Approval was based on results from the Phase III IMbrave150 study, which showed that Tecentriq in combination with Avastin cut the risk of death by 42% and reduced the risk of disease worsening or death by 41% compared with sorafenib.
According to the Swiss drug giant, IMbrave150 is the first Phase III cancer immunotherapy study to show an improvement in overall and progression free survival in people with unresectable or metastatic HCC compared with sorafenib.
“The results of the IMbrave150 study are really transformative for patients with advanced liver cancer, one of the few cancers with a rising death rate and limited options in the first-line setting,” said Dr Richard Finn, Professor of Medicine at the David Geffen School of Medicine at UCLA and Director of the Signal Transduction and Therapeutics Program at the UCLA Jonsson Comprehensive Cancer Center.

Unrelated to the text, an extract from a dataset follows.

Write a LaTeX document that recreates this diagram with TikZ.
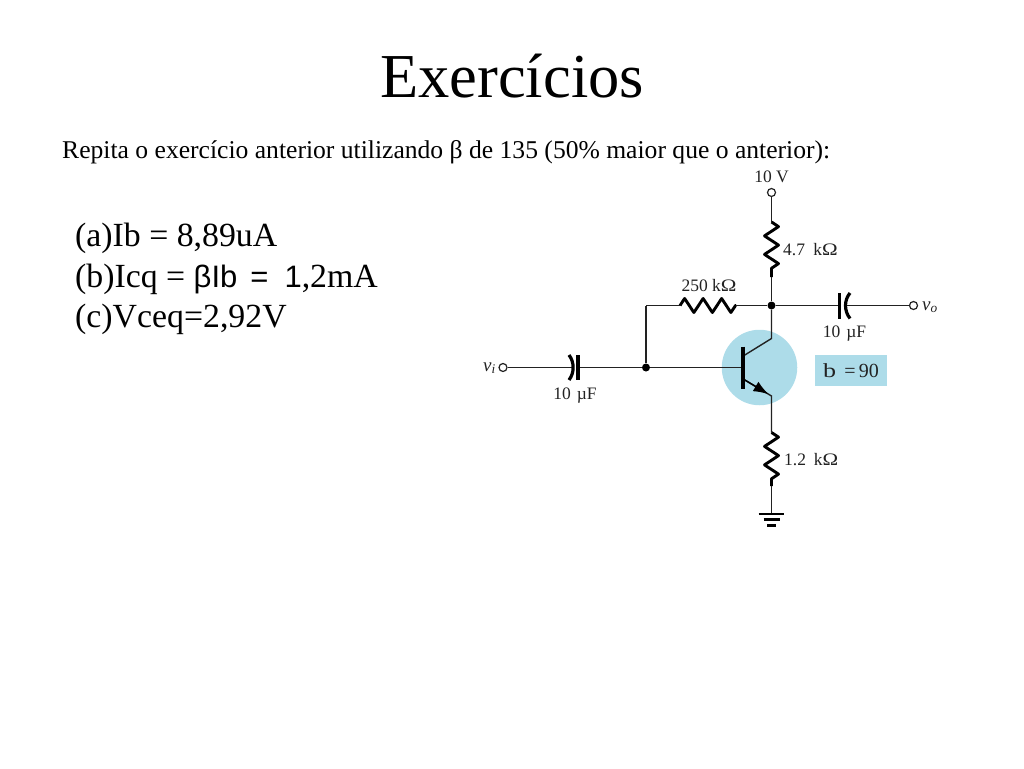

“For the first-time we have a regimen that markedly improves survival over sorafenib, the standard of care for first-line hepatocellular carcinoma since 2007, and offers patients the opportunity for improved disease control with a favourable tolerability profile.”
“The application was reviewed under the FDA’s Real-Time Oncology Review pilot and Project Orbis initiative, helping to bring this new treatment option rapidly to patients in the United States and around the world,” added Levi Garraway, chief medical officer and head of global product development at Roche.
Project Orbis provides a framework for concurrent submission and review of oncology medicines among international partners, in the hope of providing cancer patients with earlier access to products in other countries where there may be significant delays in regulatory submissions.
In this case, Roche essentially submitted simultaneous applications to regulators in the US, Australia, Canada and Singapore under the initiative.